◆ **WRITTEN PROBLEM**
Looking at the listing, state how many of its lines contain the string "with". Write only the number.

[begin ENTRIES]

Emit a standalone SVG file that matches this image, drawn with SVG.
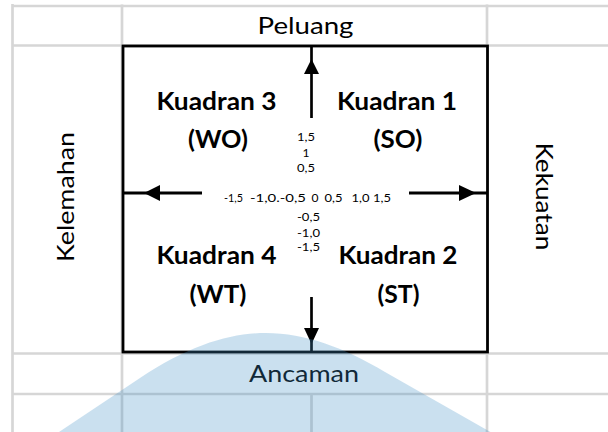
<svg xmlns="http://www.w3.org/2000/svg" width="608" height="432" viewBox="0 0 608 432">
  <style>
    .grid { stroke: #d6d6d6; stroke-width: 2.7; fill: none; }
    .frame { stroke: #000; stroke-width: 2.8; fill: #fff; }
    .axis { stroke: #000; stroke-width: 2.7; fill: none; }
    .axis.wide { stroke-width: 3.2; }
    .head { fill: #000; }
    .lbl { font-family: "Lato", "Carlito", "Liberation Sans", sans-serif; fill: #000; }
    .side { font-size: 24px; }
    .quad { font-size: 25px; font-weight: bold; }
    .tick { font-size: 12px; }
    .mark { fill: #3f8fc4; opacity: 0.28; }
  </style>

  <rect width="608" height="432" fill="#fff"/>

  <!-- spreadsheet grid -->
  <g id="grid">
    <line class="grid" x1="12" y1="6" x2="608" y2="6"/>
    <line class="grid" x1="12" y1="45.5" x2="608" y2="45.5"/>
    <line class="grid" x1="12" y1="353.5" x2="608" y2="353.5"/>
    <line class="grid" x1="12" y1="394" x2="608" y2="394"/>
    <line class="grid" x1="12.5" y1="4" x2="12.5" y2="432"/>
    <line class="grid" x1="122" y1="4.5" x2="122" y2="432"/>
    <line class="grid" x1="487" y1="4.5" x2="487" y2="432"/>
    <line class="grid" x1="311.5" y1="394" x2="311.5" y2="432"/>
  </g>

  <!-- matrix frame -->
  <g id="matrix">
    <rect class="frame" x="123" y="46" width="364.5" height="306"/>
  </g>

  <!-- axes -->
  <g id="connectors">
    <line class="axis" x1="311.5" y1="46" x2="311.5" y2="118"/>
    <polygon class="head" points="311.5,59 304,74 319,74"/>
    <line class="axis" x1="311.5" y1="297" x2="311.5" y2="352"/>
    <polygon class="head" points="311.5,344 304,328 319,328"/>
    <line class="axis wide" x1="123" y1="193" x2="202" y2="193"/>
    <polygon class="head" points="144,193 160,185 160,201"/>
    <line class="axis wide" x1="409" y1="193" x2="487" y2="193"/>
    <polygon class="head" points="476,193 459,185 459,201"/>
  </g>

  <g id="peluang"><text class="lbl side" x="305.5" y="34" text-anchor="middle" textLength="96" lengthAdjust="spacingAndGlyphs">Peluang</text></g>
  <g id="ancaman"><text class="lbl side" x="304" y="382" text-anchor="middle" textLength="110" lengthAdjust="spacingAndGlyphs">Ancaman</text></g>
  <g id="kelemahan"><text class="lbl side" transform="translate(74 197) rotate(-90)" text-anchor="middle" textLength="130" lengthAdjust="spacingAndGlyphs">Kelemahan</text></g>
  <g id="kekuatan"><text class="lbl side" transform="translate(536 196.5) rotate(90)" text-anchor="middle" textLength="108" lengthAdjust="spacingAndGlyphs">Kekuatan</text></g>

  <g id="kuadran3">
    <text class="lbl quad" x="216.5" y="110" text-anchor="middle" textLength="120" lengthAdjust="spacingAndGlyphs">Kuadran 3</text>
    <text class="lbl quad" x="218" y="148" text-anchor="middle" textLength="60" lengthAdjust="spacingAndGlyphs">(WO)</text>
  </g>
  <g id="kuadran1">
    <text class="lbl quad" x="397" y="110" text-anchor="middle" textLength="120" lengthAdjust="spacingAndGlyphs">Kuadran 1</text>
    <text class="lbl quad" x="398" y="148" text-anchor="middle" textLength="49" lengthAdjust="spacingAndGlyphs">(SO)</text>
  </g>
  <g id="kuadran4">
    <text class="lbl quad" x="216.5" y="264" text-anchor="middle" textLength="120" lengthAdjust="spacingAndGlyphs">Kuadran 4</text>
    <text class="lbl quad" x="218" y="303" text-anchor="middle" textLength="57" lengthAdjust="spacingAndGlyphs">(WT)</text>
  </g>
  <g id="kuadran2">
    <text class="lbl quad" x="398" y="264" text-anchor="middle" textLength="119" lengthAdjust="spacingAndGlyphs">Kuadran 2</text>
    <text class="lbl quad" x="398.5" y="303" text-anchor="middle" textLength="42" lengthAdjust="spacingAndGlyphs">(ST)</text>
  </g>

  <!-- scale values -->
  <g id="scale">
    <text class="lbl tick" x="297" y="141" textLength="18" lengthAdjust="spacingAndGlyphs">1,5</text>
    <text class="lbl tick" x="306" y="157" text-anchor="middle">1</text>
    <text class="lbl tick" x="297" y="172" textLength="18" lengthAdjust="spacingAndGlyphs">0,5</text>
    <text class="lbl tick" x="224" y="202" textLength="19" lengthAdjust="spacingAndGlyphs">-1,5</text>
    <text class="lbl tick" x="250" y="202" textLength="56" lengthAdjust="spacingAndGlyphs">-1,0.-0,5</text>
    <text class="lbl tick" x="311.5" y="202" textLength="7" lengthAdjust="spacingAndGlyphs">0</text>
    <text class="lbl tick" x="324.5" y="202" textLength="18" lengthAdjust="spacingAndGlyphs">0,5</text>
    <text class="lbl tick" x="351.5" y="202" textLength="18" lengthAdjust="spacingAndGlyphs">1,0</text>
    <text class="lbl tick" x="373" y="202" textLength="18" lengthAdjust="spacingAndGlyphs">1,5</text>
    <text class="lbl tick" x="297" y="221" textLength="23" lengthAdjust="spacingAndGlyphs">-0,5</text>
    <text class="lbl tick" x="297" y="237" textLength="23" lengthAdjust="spacingAndGlyphs">-1,0</text>
    <text class="lbl tick" x="297" y="251" textLength="23" lengthAdjust="spacingAndGlyphs">-1,5</text>
  </g>

  <!-- translucent dome watermark -->
  <path class="mark" d="M56 434 L140 378 C190 345 230 333 266 333 C305 333 345 348 385 372 L494 434 Z"/>
</svg>
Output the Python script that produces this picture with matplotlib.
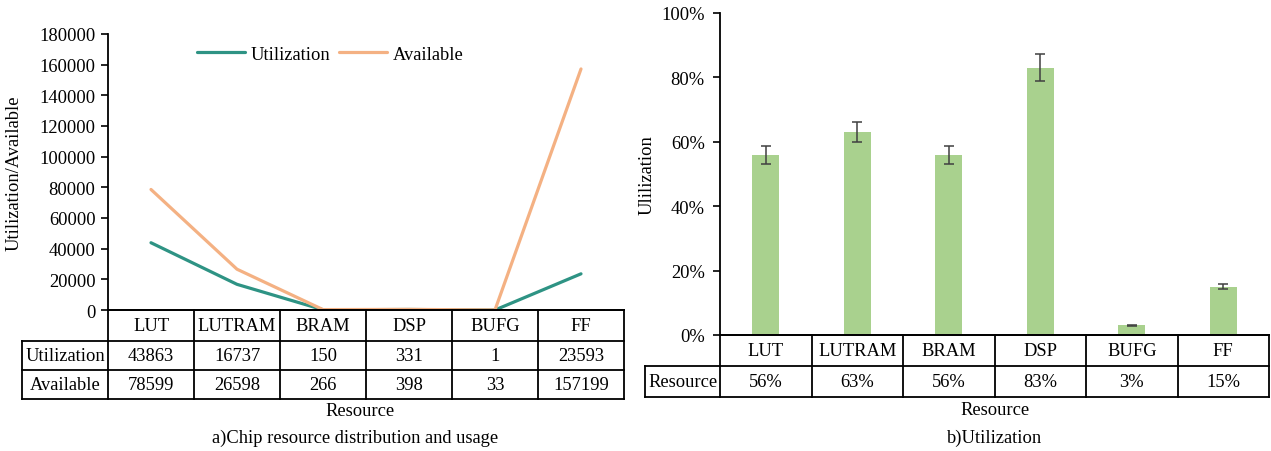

[end ENTRIES]

◆ **EXPECTED ANSWER**
2